# Ask II Archive



## LLW (May 19, 2006)

I can no longer find the Ask II archive. Has it been removed or am I just not seeing it?


----------



## Makai Guy (May 19, 2006)

We've had no II participation since we went to the new software and server in June '05.   The Ask II stuff is on the OLD bbs.


----------



## LLW (May 19, 2006)

Thanks, Doug. Before your link I couldn't find the old BBS. Now I have bookmarked the url. Is that going to be kept for a while?


----------



## Makai Guy (May 19, 2006)

LLW said:
			
		

> Thanks, Doug. Before your link I couldn't find the old BBS. Now I have bookmarked the url. Is that going to be kept for a while?



For a while, yes.  But I can't tell you what 'a while' means.  At some point the old board will be thought to be of no further use and will be taken down.


----------



## LLW (May 21, 2006)

Makai Guy said:
			
		

> For a while, yes.  But I can't tell you what 'a while' means.  At some point the old board will be thought to be of no further use and will be taken down.

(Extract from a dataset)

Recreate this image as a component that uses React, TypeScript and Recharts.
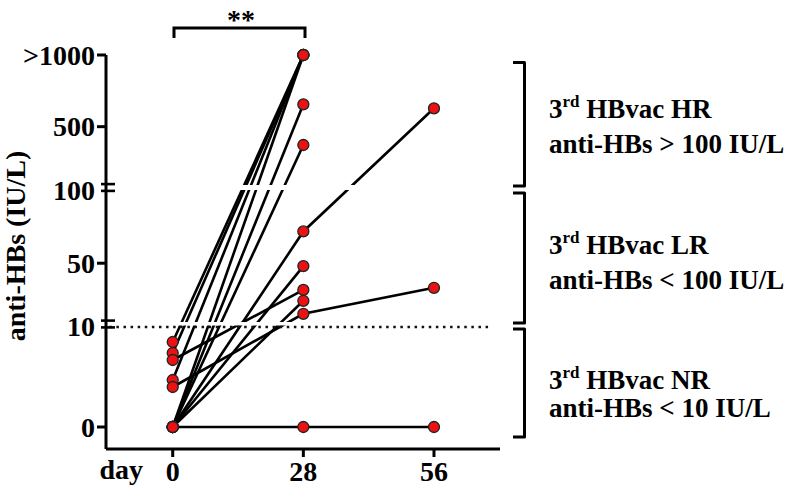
import { Line, LineChart, ReferenceArea, ReferenceLine, XAxis, YAxis } from "recharts";

// anti-HBs titres per subject (IU/L); >1000 is plotted at 1000, null = not measured
const day0 = [8.5, 7.4, 6.7, 4.7, 4.0, 0, 0, 0, 0, 0, 0, 0];
const day28 = [1000, 1000, 31.5, 1000, 15, 1000, 656, 372, 72, 48, 24, 0];
const day56: (number | null)[] = [null, null, null, null, 33, null, null, null, 628, null, null, 0];

const xTicks = [0, 28, 56];
const yTickValues = [0, 10, 50, 100, 500, 1000];
const yTickLabels = ["0", "10", "50", "100", "500", ">1000"];

const FONT = "'Liberation Serif', 'Times New Roman', serif";
const DOT_FILL = "#ee1111";

// broken axis: 0-10, 10-100 and 100-1000 are each linear, with small gaps at 10 and 100
function toAxis(v: number) {
  if (v <= 10) return v * 10;
  if (v <= 100) return 106 + ((v - 10) / 90) * 130;
  return 243 + ((v - 100) / 900) * 129;
}

function tickPos(v: number) {
  if (v === 10) return 103;
  if (v === 100) return 239.5;
  return toAxis(v);
}

const yTickPos = yTickValues.map(tickPos);

const subjects = day0.map((v0, i) => {
  const pts = [
    { day: 0, y: toAxis(v0) },
    { day: 28, y: toAxis(day28[i]) },
  ];
  const v56 = day56[i];
  if (v56 != null) pts.push({ day: 56, y: toAxis(v56) });
  return pts;
});

function YTick(props: any) {
  const { x, y, payload } = props;
  const i = yTickPos.findIndex((p) => Math.abs(p - payload.value) < 0.01);
  const v = yTickValues[i];
  const isBreak = v === 10 || v === 100;
  return (
    <g>
      {isBreak ? (
        <>
          <line x1={x + 6} x2={x + 20} y1={y - 3.4} y2={y - 3.4} stroke="#000" strokeWidth={2.6} />
          <line x1={x + 6} x2={x + 20} y1={y + 3.4} y2={y + 3.4} stroke="#000" strokeWidth={2.6} />
        </>
      ) : (
        <line x1={x + 2} x2={x + 11} y1={y} y2={y} stroke="#000" strokeWidth={3} />
      )}
      <text
        x={x}
        y={y}
        dy={isBreak ? 12 : 9.5}
        textAnchor="end"
        fontFamily={FONT}
        fontWeight="bold"
        fontSize={28}
        fill="#000"
      >
        {yTickLabels[i]}
      </text>
    </g>
  );
}

function XTick(props: any) {
  const { x, y, payload } = props;
  return (
    <text x={x} y={y} dy={22} textAnchor="middle" fontFamily={FONT} fontWeight="bold" fontSize={28} fill="#000">
      {payload.value}
    </text>
  );
}

function Bracket({ top, bottom }: { top: number; bottom: number }) {
  return (
    <path
      d={`M513,${top} H524.5 V${bottom} H513`}
      fill="none"
      stroke="#000"
      strokeWidth={3}
      strokeLinejoin="round"
    />
  );
}

function GroupText({ y1, y2, code, limit }: { y1: number; y2: number; code: string; limit: string }) {
  return (
    <g fontFamily={FONT} fontWeight="bold" fill="#000">
      <text x={549} y={y1} fontSize={27}>
        3<tspan fontSize={17} dy={-11}>rd</tspan>
        <tspan dy={11}> HBvac {code}</tspan>
      </text>
      <text x={549} y={y2} fontSize={27}>
        anti-HBs {limit}
      </text>
    </g>
  );
}

export default function App() {
  return (
    <div style={{ position: "absolute", left: 0, top: 0, width: 797, height: 498, background: "#fff" }}>
      <LineChart width={797} height={498} margin={{ top: 55, right: 297, bottom: 0, left: 0 }}>
        <XAxis
          type="number"
          dataKey="day"
          domain={[-14.3, 70.15]}
          ticks={xTicks}
          interval={0}
          height={49}
          axisLine={{ stroke: "#000", strokeWidth: 3 }}
          tickLine={{ stroke: "#000", strokeWidth: 3 }}
          tickSize={8}
          tick={<XTick />}
        />
        <YAxis
          type="number"
          dataKey="y"
          domain={[-22, 372]}
          ticks={yTickPos}
          interval={0}
          width={106}
          axisLine={{ stroke: "#000", strokeWidth: 3 }}
          tickLine={false}
          tickSize={9}
          tickMargin={2}
          tick={<YTick />}
        />
        {subjects.map((pts, i) => (
          <Line
            key={`dots-${i}`}
            data={pts}
            dataKey="y"
            stroke="none"
            dot={{ r: 5.5, fill: DOT_FILL, stroke: "#1b2626", strokeWidth: 1.3 }}
            activeDot={false}
            isAnimationActive={false}
          />
        ))}
        {subjects.map((pts, i) => (
          <Line
            key={`line-${i}`}
            data={pts}
            dataKey="y"
            stroke="#000"
            strokeWidth={2.6}
            dot={false}
            activeDot={false}
            isAnimationActive={false}
          />
        ))}
        <ReferenceArea
          x1={-13.9}
          x2={70.15}
          y1={237}
          y2={242}
          fill="#fff"
          fillOpacity={1}
          stroke="none"
          zIndex={450}
        />
        <ReferenceArea
          x1={-13.9}
          x2={70.15}
          y1={101.5}
          y2={105}
          fill="#fff"
          fillOpacity={1}
          stroke="none"
          zIndex={450}
        />
        <ReferenceLine
          segment={[
            { x: -13.6, y: 100 },
            { x: 68.4, y: 100 },
          ]}
          stroke="#111"
          strokeWidth={2.5}
          strokeDasharray="2.5 4.6"
          zIndex={460}
        />
      </LineChart>
      <svg width={797} height={498} style={{ position: "absolute", left: 0, top: 0, pointerEvents: "none" }}>
        <g fontFamily={FONT} fontWeight="bold" fill="#000">
          <text transform="translate(25,246) rotate(-90)" textAnchor="middle" fontSize={28}>
            anti-HBs (IU/L)
          </text>
          <text x={143} y={479} textAnchor="end" fontSize={28}>
            day
          </text>
          <text x={241} y={29} textAnchor="middle" fontSize={28}>
            **
          </text>
        </g>
        <path d="M174,38 V28 H305 V38" fill="none" stroke="#000" strokeWidth={3} />
        <Bracket top={62.5} bottom={186} />
        <Bracket top={193} bottom={323} />
        <Bracket top={329} bottom={437} />
        <GroupText y1={118} y2={153} code="HR" limit="> 100 IU/L" />
        <GroupText y1={254} y2={289} code="LR" limit="< 100 IU/L" />
        <GroupText y1={389} y2={417} code="NR" limit="< 10 IU/L" />
      </svg>
    </div>
  );
}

If and when that happens, would it be possible to archive Ask II on the new bbs? (Assuming we won't have a server problem any more.)


----------



## Bill4728 (May 27, 2006)

*Ask II forum available for viewing?*

Is the old Ask II forum available for viewing? I know the info in there is old but there are somethings I'd like to try and find.

TIA


----------



## Makai Guy (May 27, 2006)

*Re: Ask II forum available for viewing?*



			
				Bill4728 said:
			
		

> Is the old Ask II forum available for viewing? I know the info in there is old but there are somethings I'd like to try and find.
> 
> TIA



I have merged this post into an existing, similar thread.


----------